This is a meta meta question on the principles by which we should decide which tags to create. The motivation for the question stems from this meta discussion, in which a majority thought that there shouldn't be an errata tag, whereas a significant minority of $5$ upvoted my answer saying there should be one. Usually that would be the end of it, but after answering yet another errata question I thought again that it's a pity that I can't categorize these although I think it might be useful, and that made me wonder whether there should be symmetry here between votes in favour and against.
This hinges on what the cost of tags is to those who don't find them useful. In the limit where there's no cost, one person who finds a tag useful should be enough to create it and all votes who find it useless should be irrelevant, whereas in the limit where the cost is high, the decision should be by a straight majority vote. Now I'm obviously biased because I'd like this tag to be created, but it seems to me that the cost of creating one more tag isn't very high. We currently have $538$ tags, including quite a number of empty ones, some rather hyper-specific ones like "vapnik-chervonenkis" and slightly informal ones like "simplicial-stuff", and a full quarter of them don't have more than the $4$ questions tagged that I alone could tag right away as relating to errata.

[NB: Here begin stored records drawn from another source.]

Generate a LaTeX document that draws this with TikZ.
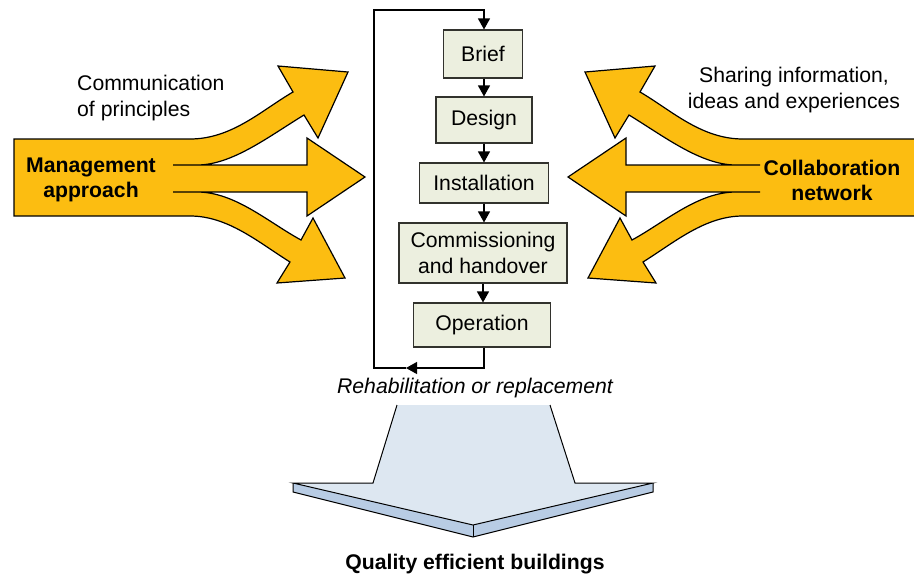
\documentclass[tikz,border=0pt]{standalone}
\usepackage{fontspec}
\setmainfont{Liberation Sans}
\usetikzlibrary{arrows.meta}
\definecolor{gold}{RGB}{252,189,17}
\definecolor{boxfill}{RGB}{236,239,223}
\definecolor{boxline}{RGB}{50,50,45}
\definecolor{bluetop}{RGB}{221,231,241}
\definecolor{blueside}{RGB}{184,204,228}
\begin{document}
\begin{tikzpicture}[x=1pt,y=-1pt,
  every node/.style={font=\fontsize{21.2}{25.5}\selectfont, inner sep=0pt},
  stage/.style={draw=boxline, line width=1.1pt, fill=boxfill, align=center},
  flow/.style={line width=1.2pt, -{Triangle[length=11pt,width=12pt]}},
  bigarrow/.style={fill=gold, draw=black, line width=1.2pt, line join=miter},
  label/.style={align=center}]
\useasboundingbox (0,0) rectangle (914,574);
\def\ArrowShapePath{(14,139) -- (190,139) .. controls (232,139) and (262,110) .. (293,92) -- (278,66) -- (348,72) -- (318,138) -- (304,115) .. controls (268,137) and (232,165) .. (197,165) -- (173,165) -- (307,165) -- (307,138) -- (365,177) -- (307,216) -- (307,192) -- (173,192) -- (197,192) .. controls (235,192) and (268,222) .. (301,240) -- (313,218) -- (345,278) -- (277,283) -- (290,262) .. controls (258,242) and (228,216) .. (190,216) -- (14,216) -- cycle}
% left and right yellow arrows
\draw[bigarrow] \ArrowShapePath;
\begin{scope}[shift={(933,0)}, xscale=-1]
\draw[bigarrow] \ArrowShapePath;
\end{scope}
% texts on arrows
\node[label, font=\fontsize{21.2}{25}\selectfont\bfseries] (mgmt) at (91,180) {Management\\approach};
\node[label, font=\fontsize{21.2}{25}\selectfont\bfseries] (collab) at (832,180) {Collaboration\\network};
\node[align=left, anchor=west] (comm) at (77,98) {Communication\\of principles};
\node[label] (share) at (794,90) {Sharing information,\\ideas and experiences};
% bottom arrow
\fill[blueside] (293,483) -- (473,525) -- (653,483) -- (653,492) -- (473,537) -- (293,492) -- cycle;
\fill[bluetop] (397,405) -- (373,483) -- (293,483) -- (473,525) -- (653,483) -- (575,483) -- (550,405) -- cycle;
\draw[line width=1pt, line join=miter] (397,405) -- (373,483) -- (293,483) -- (473,525) -- (653,483) -- (575,483) -- (550,405);
\draw[line width=1pt, line join=miter] (293,483) -- (293,492) -- (473,537) -- (653,492) -- (653,483);
\draw[line width=1pt] (473,525) -- (473,537);
% stages
\node[stage, minimum width=79pt, minimum height=48pt] (brief) at (483,54) {Brief};
\node[stage, minimum width=96pt, minimum height=46pt] (design) at (484,120) {Design};
\node[stage, minimum width=129pt, minimum height=40pt] (install) at (484,183) {Installation};
\node[stage, minimum width=168pt, minimum height=60pt] (comm2) at (483,253) {Commissioning\\and handover};
\node[stage, minimum width=137pt, minimum height=44pt] (oper) at (482,325) {Operation};
\draw[flow] (brief.south -| design.north) -- (design.north);
\draw[flow] (design.south) -- (design.south |- install.north);
\draw[flow] (install.south) -- (install.south |- comm2.north);
\draw[flow] (comm2.south) -- (comm2.south |- oper.north);
% loop
\coordinate (loopA) at (406,368);
\coordinate (loopB) at (374,368);
\coordinate (loopC) at (374,10);
\coordinate (loopD) at (484,10);
\draw[flow] (oper.south -| loopD) -- (loopD |- loopA) -- (loopA);
\draw[line width=1.2pt] (loopA) -- (loopB) -- (loopC) -- (loopD) -- ++(0,5);
\draw[flow] (loopD) -- (loopD |- brief.north);
\node (rehab) at (475,388) {\itshape Rehabilitation or replacement};
\node[font=\fontsize{21.2}{25}\selectfont\bfseries] (quality) at (475,564) {Quality efficient buildings};
\end{tikzpicture}
\end{document}
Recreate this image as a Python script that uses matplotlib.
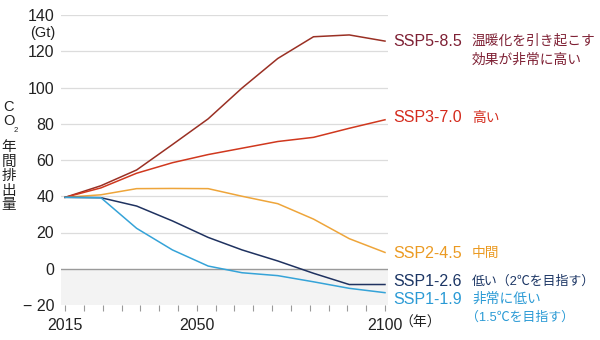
import matplotlib
matplotlib.use("Agg")
import matplotlib.pyplot as plt

plt.rcParams['font.family'] = ['Liberation Sans', 'Noto Sans CJK JP']

# x positions of the vertices as they sit on the drawn year axis
years = [2015, 2024.5, 2034, 2043.5, 2053, 2062, 2071.5, 2081, 2090.5, 2100]

ssp585 = [39.4, 45.8, 54.5, 68.5, 82.7, 99.7, 116.0, 128.0, 129.0, 125.6]
ssp370 = [39.4, 44.6, 52.7, 58.5, 63.0, 66.5, 70.2, 72.5, 77.5, 82.2]
ssp245 = [39.4, 40.8, 44.2, 44.3, 44.2, 40.0, 35.9, 27.4, 16.6, 9.0]
ssp126 = [39.4, 39.2, 34.6, 26.4, 17.3, 10.4, 4.3, -2.5, -8.7, -8.7]
ssp119 = [39.4, 39.2, 22.3, 10.4, 1.5, -2.2, -3.8, -7.2, -10.8, -13.2]

yticks = [-20, 0, 20, 40, 60, 80, 100, 120, 140]
ytick_labels = ['\u2212 20', '0', '20', '40', '60', '80', '100', '120', '140']
xlabel_years = {2015: '2015', 2050: '2050', 2100: '2100'}

series = [
    (ssp585, '#9a3024', '#7e2034', 'SSP5-8.5', ['温暖化を引き起こす', '効果が非常に高い'], 41),
    (ssp370, '#d0381e', '#d42a1c', 'SSP3-7.0', ['高い'], 118),
    (ssp245, '#eea53a', '#eb9a22', 'SSP2-4.5', ['中間'], 253),
    (ssp126, '#1f3260', '#1b3564', 'SSP1-2.6', ['低い（2℃を目指す）'], 282),
    (ssp119, '#35a3d8', '#2a9ad5', 'SSP1-1.9', ['非常に低い', '（1.5℃を目指す）'], 299),
]

W, H = 600, 340
fig = plt.figure(figsize=(W / 100, H / 100), dpi=100)
ax = fig.add_axes([61 / W, 35 / H, 327 / W, 290 / H])


def px(x, y):
    return x / W, 1 - y / H


ax.set_xlim(2013.9, 2100.8)
ax.set_ylim(-20, 140)

ax.axhspan(-20, 0, color='#f3f3f3', zorder=0, lw=0)
for v in yticks[2:]:
    ax.axhline(v, color='#dcdcdc', lw=0.9, zorder=1)
ax.axhline(0, color='#9a9a9a', lw=1, zorder=1)

for vals, lc, tc, name, desc, ty in series:
    ax.plot(years, vals, color=lc, lw=1.1, zorder=3)
    fig.text(*px(393, ty), name, color=tc, fontsize=11.5, va='center', ha='left')
    for j, line in enumerate(desc):
        x0 = 466 if line.startswith('（') else 472
        fs = 9.3 if '℃' in line else 9.9
        fig.text(*px(x0, ty + 18.5 * j), line, color=tc, fontsize=fs,
                 va='center', ha='left')

for s in ax.spines.values():
    s.set_visible(False)

ax.set_yticks(yticks)
ax.set_yticklabels(ytick_labels, fontsize=11.5, color='#222222')
ax.tick_params(axis='y', length=0, pad=5)

xt = list(range(2015, 2101, 5))
ax.set_xticks(xt)
ax.set_xticklabels([xlabel_years.get(t, '') for t in xt], fontsize=11.5, color='#222222')
ax.tick_params(axis='x', length=4, color='#9a9a9a', width=0.8, pad=5)

fig.text(*px(399, 323), '（年）', fontsize=10, color='#222222', va='center', ha='left')
fig.text(*px(55, 33), '(Gt)', fontsize=10.5, color='#222222', va='center', ha='right')

# vertical axis title
fig.text(*px(9, 107), 'C', fontsize=10.5, color='#222222', ha='center', va='center')
fig.text(*px(9, 121), 'O', fontsize=10.5, color='#222222', ha='center', va='center')
fig.text(*px(16, 131), '2', fontsize=5.5, color='#222222', ha='center', va='center')
for i, ch in enumerate('年間排出量'):
    fig.text(*px(9, 147 + i * 14.5), ch, fontsize=10.5, color='#222222', ha='center', va='center')

fig.savefig('out.png', dpi=100)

Also, the main use of tags is to be able to find things, either by searching or by following certain tags that you're interested in. Neither of these is in any way affected by there being more tags in total or by individual questions being tagged with more tags -- the more, the merrier. The only scenarios I can think of where it might incur a cost to have more tags is (a) if you're looking at the tags for a question to decide what the question is about and there are so many tags that you can't tell at a glance, and (b) if you're browsing the tags deciding which ones to follow and there are too many to get an overview. (a) seems unlikely to me; (b) might be a problem, but it seems that with $538$ existing tags it's not going to get much worse, and the only solution for that is to browse the more frequently used tags, and of course if the new tag were to get in the way by becoming one of the more frequently used tags then it should have been created anyway.
So my questions are: Where do you see the cost of creating new tags? How high is it? Do you think it's high enough that a tag shouldn't be created when $5$ people see a use for it and $9$ don't?
P.S.: I just noticed http://meta.math.stackexchange.com/questions/2466/new-tags-when, which is on a related topic. (It hadn't shown up in the "questions with similar titles" list). I'm leaving this one open though because it has a different focus. In the case with which that thread mostly deals, splitting or merging general or specific tags, there's an additional cost in that too specific tags might prevent questions from being tagged with the less specific tags (though ideally that should be prevented by a tag hierarchy); that's not the case when a tag like "errata" isn't a subset of an existing tag.
P.P.S.: Another candidate for the "errata" tag just came up: Substitution in ODE.